Why the questions matter more than the pitch
Agencies sell on growth and ease, and a good one delivers both. But the pitch is not the deal; the contract is. The questions below move you from a sales conversation to a clear, written understanding of what you are agreeing to. The goal is not to be adversarial, it is to make sure the relationship is built on specifics rather than promises. Before you even reach this stage, make sure you actually need one by reading do you need a creator management agency.
A good agency welcomes hard questions. Hesitation to answer them is itself the answer.
Money and splits
Start with the numbers, because everything else is judged against them. Ask: what exactly is the split, and is it on gross or on net after the platform cut? What services does that percentage include, and what costs extra? Are there monthly fees, setup fees, or minimums? When and how do payouts reach you, and do they ever pass through the agency first? Map the percentage to the concrete work, then compare it against our guide to how much you should pay an agency and the mechanics in how agency revenue splits work.
Control and ownership
This is where creators get hurt most. Ask: do I keep ownership of my accounts, or does the agency? Who holds the logins and the two factor access? Do my payouts ever land in an agency controlled account before mine? Do I keep ownership of my audience, content, and any brand or handles? The safe answer to all of these is that you retain control. Anything else needs a very good reason and very careful contract language, covered in agency contracts: clauses that matter.
Term and exit
Ask how long the term is, whether it auto renews, how much notice you must give to leave, and what penalties apply if you do. The easier it is to leave, the more confident the agency is in its own work. Long lock ins, automatic multi year renewals, and steep exit penalties are warning signs. Know your way out before you sign; see how to exit a bad agency contract.

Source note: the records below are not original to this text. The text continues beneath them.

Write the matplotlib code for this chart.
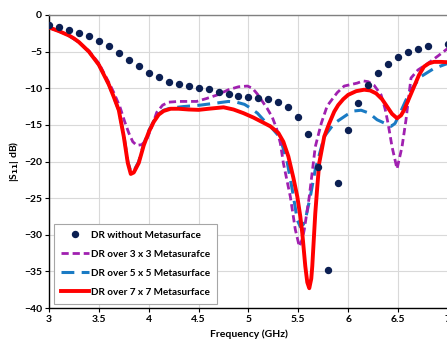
import numpy as np
import matplotlib
matplotlib.use("Agg")
import matplotlib.pyplot as plt

# ---- data ----
f_dots = [3.0, 3.1, 3.2, 3.3, 3.4, 3.5, 3.6, 3.7, 3.8, 3.9,
          4.0, 4.1, 4.2, 4.3, 4.4, 4.5, 4.6, 4.7, 4.8, 4.9,
          5.0, 5.1, 5.2, 5.3, 5.4, 5.5, 5.6, 5.7, 5.8, 5.9,
          6.0, 6.1, 6.2, 6.3, 6.4, 6.5, 6.6, 6.7, 6.8, 6.9, 7.0]
s_dots = [-1.3, -1.6, -2.0, -2.4, -2.9, -3.6, -4.3, -5.2, -6.1, -7.0,
          -7.9, -8.5, -9.1, -9.45, -9.7, -9.9, -10.15, -10.5, -10.8, -11.05,
          -11.25, -11.35, -11.5, -11.85, -12.6, -13.9, -16.2, -20.7, -34.8, -22.9,
          -15.7, -12.05, -9.55, -7.95, -6.7, -5.8, -5.1, -4.65, -4.3, np.nan, -3.9]

f_3x3 = [3.0, 3.1, 3.2, 3.3, 3.4, 3.5, 3.6, 3.65, 3.71, 3.76, 3.8, 3.84, 3.88, 3.93,
         3.98, 4.03, 4.08, 4.14, 4.2, 4.3, 4.48, 4.58, 4.69, 4.8, 4.9, 4.99, 5.04,
         5.09, 5.14, 5.19, 5.24, 5.28, 5.32, 5.35, 5.42, 5.47, 5.51, 5.54, 5.56, 5.61,
         5.67, 5.73, 5.79, 5.89, 5.96, 6.09, 6.15, 6.2, 6.26, 6.33, 6.37, 6.4, 6.44,
         6.49, 6.54, 6.58, 6.6, 6.63, 6.7, 6.8, 6.9, 7.0]
s_3x3 = [-1.7, -2.2, -2.8, -3.7, -4.9, -6.6, -9.2, -10.6, -12.5, -14.6, -16.1, -17.3, -17.8, -17.7,
         -17.0, -15.3, -13.3, -12.3, -11.9, -11.8, -11.8, -11.4, -10.9, -10.2, -9.8, -9.7, -10.0,
         -10.8, -11.8, -12.8, -14.0, -15.4, -17.5, -20.2, -24.8, -29.3, -31.6, -30.6, -29.3, -24.8,
         -18.0, -14.8, -12.4, -10.6, -9.7, -9.3, -9.0, -9.1, -9.6, -10.9, -12.8, -14.8, -18.0,
         -21.0, -18.0, -14.3, -12.0, -8.6, -7.5, -6.6, -5.6, -4.55]

f_5x5 = [3.0, 3.1, 3.2, 3.3, 3.4, 3.5, 3.6, 3.65, 3.7, 3.75, 3.79, 3.82, 3.85, 3.9,
         3.95, 4.0, 4.05, 4.1, 4.15, 4.22, 4.35, 4.52, 4.69, 4.8, 4.88, 4.96, 5.02,
         5.09, 5.15, 5.22, 5.29, 5.34, 5.39, 5.44, 5.49, 5.52, 5.55, 5.57, 5.62, 5.67,
         5.76, 5.86, 5.99, 6.06, 6.13, 6.21, 6.29, 6.37, 6.43, 6.47, 6.52, 6.58, 6.63,
         6.73, 6.86, 7.0]
s_5x5 = [-1.7, -2.2, -2.8, -3.7, -5.0, -6.8, -9.5, -11.2, -13.0, -16.4, -20.0, -21.4, -21.3, -20.0,
         -17.6, -15.8, -14.5, -13.5, -13.0, -12.7, -12.5, -12.3, -12.0, -11.8, -11.9, -12.2, -12.7,
         -13.4, -14.3, -15.2, -16.3, -17.8, -20.2, -23.9, -28.0, -28.9, -28.6, -28.0, -24.8, -21.1,
         -16.6, -14.8, -13.6, -13.1, -13.0, -13.4, -14.3, -14.8, -15.2, -14.8, -13.4, -11.6, -10.2,
         -8.4, -7.3, -6.6]

f_7x7 = [3.0, 3.1, 3.2, 3.25, 3.3, 3.4, 3.5, 3.6, 3.65, 3.7, 3.75, 3.79, 3.82, 3.85,
         3.9, 3.95, 4.0, 4.05, 4.1, 4.15, 4.22, 4.3, 4.4, 4.5, 4.6, 4.75, 4.85,
         4.95, 5.05, 5.15, 5.22, 5.3, 5.35, 5.4, 5.45, 5.49, 5.52, 5.54, 5.57, 5.59,
         5.61, 5.63, 5.64, 5.67, 5.69, 5.71, 5.76, 5.81, 5.86, 5.9, 5.95, 6.0, 6.08,
         6.16, 6.22, 6.28, 6.34, 6.39, 6.44, 6.49, 6.53, 6.56, 6.61, 6.66, 6.71, 6.76,
         6.81, 6.86, 6.93, 7.0]
s_7x7 = [-1.7, -2.2, -2.8, -3.2, -3.7, -5.0, -6.8, -9.5, -11.2, -13.0, -16.6, -20.2, -21.7, -21.5,
         -20.2, -17.8, -16.0, -14.6, -13.6, -13.1, -12.8, -12.8, -12.9, -12.95, -12.8, -12.6, -12.9,
         -13.4, -14.0, -14.7, -15.2, -16.1, -17.3, -19.3, -22.2, -24.8, -27.5, -29.8, -34.3, -36.5,
         -37.3, -36.0, -34.3, -27.1, -23.5, -20.2, -16.6, -14.8, -13.2, -12.3, -11.5, -10.9, -10.4,
         -10.2, -10.3, -10.7, -11.5, -12.5, -13.5, -14.1, -13.7, -13.0, -11.4, -9.8, -8.2, -7.05,
         -6.6, -6.4, -6.4, -6.45]

labels = ["DR without Metasurface", "DR over 3 x 3 Metasurafce",
          "DR over 5 x 5 Metasurface", "DR over 7 x 7 Metasurface"]
x_ticks = [3, 3.5, 4, 4.5, 5, 5.5, 6, 6.5, 7]
x_ticklabels = ["3", "3.5", "4", "4.5", "5", "5.5", "6", "6.5", "7"]
y_ticks = [0, -5, -10, -15, -20, -25, -30, -35, -40]

# ---- style ----
plt.rcParams['font.family'] = ['Lato', 'DejaVu Sans']
plt.rcParams['font.weight'] = 'bold'
FS = 7.5

fig = plt.figure(figsize=(4.47, 3.48), dpi=100)
ax = fig.add_axes([49/447, 1 - 308/348, 1 - 49/447 + 0.002, (308 - 15)/348])

ax.plot(f_dots, s_dots, linestyle='none', marker='o', markersize=4.3,
        color='#0B1F52', label=labels[0], zorder=5)
ax.plot(f_3x3, s_3x3, color='#A020B0', lw=2.0, dashes=(2.6, 1.4), label=labels[1], zorder=3)
ax.plot(f_5x5, s_5x5, color='#1A7BC4', lw=2.2, dashes=(4.2, 2.4), label=labels[2], zorder=2)
ax.plot(f_7x7, s_7x7, color='#FF0000', lw=2.8, label=labels[3], zorder=4)

ax.set_xlim(3, 7)
ax.set_ylim(-40, 0)
ax.set_xticks(x_ticks)
ax.set_xticklabels(x_ticklabels)
ax.set_yticks(y_ticks)
ax.grid(True, color='#D9D9D9', lw=0.8)
ax.set_axisbelow(True)

for s in ['left', 'bottom']:
    ax.spines[s].set_color('#000000')
    ax.spines[s].set_linewidth(1.0)
for s in ['top', 'right']:
    ax.spines[s].set_color('#808080')
    ax.spines[s].set_linewidth(1.0)

ax.tick_params(axis='both', labelsize=FS, length=3, width=0.8, direction='out', pad=2)
for lab in ax.get_xticklabels() + ax.get_yticklabels():
    lab.set_fontweight('bold')

ax.set_xlabel("Frequency (GHz)", fontsize=FS, fontweight='bold', labelpad=4)
ax.set_ylabel("|S$_{\\mathbf{11}}$| dB)", fontsize=FS, fontweight='bold', labelpad=2)

leg = ax.legend(loc='lower left', bbox_to_anchor=(0.013, 0.015),
                prop={'weight': 'bold', 'size': 7.2},
                frameon=True, fancybox=False, edgecolor='#A6A6A6', framealpha=1,
                handlelength=2.8, labelspacing=1.0, borderpad=0.7, handletextpad=0.2,
                borderaxespad=0)
leg.get_frame().set_linewidth(0.8)

fig.savefig("out.png", dpi=100)
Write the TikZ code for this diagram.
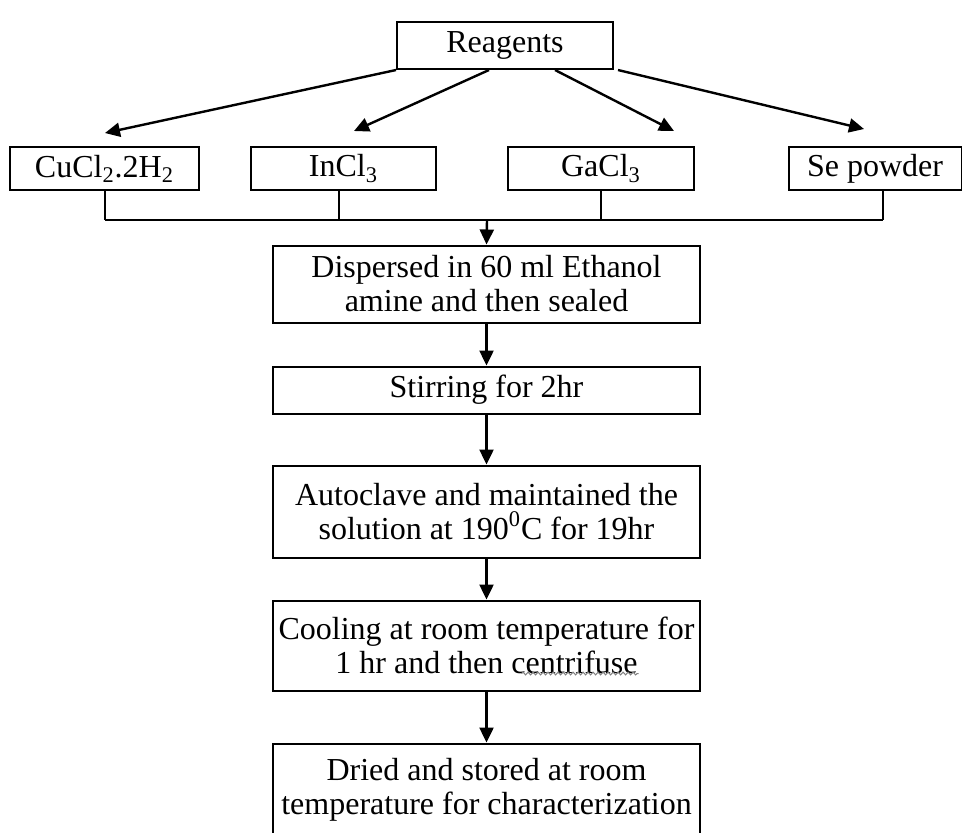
\documentclass[tikz,border=0pt]{standalone}
\usepackage{fontspec}
\setmainfont{Liberation Serif}
\usetikzlibrary{arrows.meta, decorations.pathmorphing}

\begin{document}
\begin{tikzpicture}[x=0.5pt, y=-0.5pt, node distance={60pt},
        box/.style={draw, line width=1pt, inner sep=2pt, align=center,
            font=\fontsize{16}{17}\selectfont},
        stepbox/.style={box, minimum width=213.5pt},
        arr/.style={-{Triangle[length=7.5pt,width=7pt]}, line width=1.2pt}]
        \useasboundingbox (0,0) rectangle (962,832);

        % reagents row
        \node[box, minimum width=108pt, minimum height=23.5pt] (reag) at (505,45.5) {Reagents};
        \node[box, minimum width=94.5pt, minimum height=21.5pt] (cu) at (104.5,168.5) {CuCl\textsubscript{2}.2H\textsubscript{2}};
        \node[box, minimum width=92.5pt, minimum height=21.5pt] (in) at (343.5,168.5) {InCl\textsubscript{3}};
        \node[box, minimum width=93pt, minimum height=21.5pt] (ga) at (601,168.5) {GaCl\textsubscript{3}};
        \node[box, minimum width=86.5pt, minimum height=21.5pt] (se) at (875,168.5) {Se powder};

        \coordinate (cu tip) at (105,133);
        \coordinate (in tip) at (354,131);
        \coordinate (ga tip) at (674,131);
        \coordinate (se tip) at (864,129);

        \draw[arr] (reag.south west) to (cu tip);
        \draw[arr] ([xshift=-8pt]reag.south) to (in tip);
        \draw[arr] ([xshift=25pt]reag.south) to (ga tip);
        \draw[arr] ([xshift=2pt]reag.south east) to (se tip);

        % process chain
        \node[stepbox, minimum height=38.5pt] (disp) at (486.5,284) {Dispersed in 60 ml Ethanol\\amine and then sealed};
        \node[stepbox, minimum height=23.5pt, node distance=53pt] (stir) [below of=disp] {Stirring for 2hr};
        \node[stepbox, minimum height=46pt, node distance=60.75pt] (auto) [below of=stir] {Autoclave and maintained the\\solution at 190\textsuperscript{0}C for 19hr};
        \node[stepbox, minimum height=45pt, node distance=67pt] (cool) [below of=auto] {Cooling at room temperature for\\1 hr and then centrifuse};
        \node[stepbox, minimum height=46pt, node distance=72pt] (dry) [below of=cool] {Dried and stored at room\\temperature for characterization};

        % spell-check squiggle
        \draw[gray, line width=0.5pt, decorate, decoration={snake, amplitude=0.7pt, segment length=2.5pt}]
            ([shift={(35,28)}]cool.center) -- ([shift={(152,28)}]cool.center);

        % collecting line
        \coordinate (bus) at (487,220);
        \draw[line width=1pt] (cu.south) -- (cu.south |- bus);
        \draw[line width=1pt] ([xshift=-2.5pt]in.south) -- ([xshift=-2.5pt]in.south |- bus);
        \draw[line width=1pt] (ga.south) -- (ga.south |- bus);
        \draw[line width=1pt] ([xshift=4pt]se.south) -- ([xshift=4pt]se.south |- bus);
        \draw[line width=1pt] (cu.south |- bus) -- ([xshift=4pt]se.south |- bus);

        \draw[arr] (bus) to (disp.north);
        \draw[arr] (disp) to (stir);
        \draw[arr] (stir) to (auto);
        \draw[arr] (auto) to (cool);
        \draw[arr] (cool) to (dry);
    \end{tikzpicture}
\end{document}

The actual work and accountability
- What specifically will you do each week, and who on your team does it?
- Are chatters in house or outsourced, and how are they trained and supervised?
- How and how often will you report results, and against what targets?
- Can I speak to current creators you work with?
- What happens, concretely, if you do not hit the targets we agree on?
Tie reporting to real metrics so accountability is measurable; our explainer on how agency performance is measured shows what good reporting looks like. To pressure test their answers independently, use how to vet an agency yourself.
Answers that mean walk away
Some responses should end the conversation: refusing to put the split or services in writing, insisting on owning your accounts or controlling your payouts, demanding long lock ins with heavy exit penalties, or being unable to name what they actually do day to day. Dive deeper into these in red flags when signing with an agency and spotting agency scams.
Note: commission ranges cited across our agency guides are estimates drawn from publicly reported figures and vary widely by services and negotiation. Always evaluate the specific deal in front of you. This is educational, not legal or financial advice; have a contract reviewed by a qualified professional before signing.
Where to go next
These questions turn a sales pitch into a clear deal. Once you know what to ask, the next step is recognizing the warning signs in the answers. Continue with red flags when signing with an agency, and see the full path in the working with agencies pillar guide. When you are ready to compare vetted options, you can also find an agency.
- Judge the contract, not the pitch; get every answer written into the agreement.
- Cover four areas: money and splits, control and ownership, term and exit, and the actual work.
- You should keep ownership of your accounts, audience, and payouts; be wary of anything else.
- Vague answers on money, ownership, or exit are themselves a reason to walk away.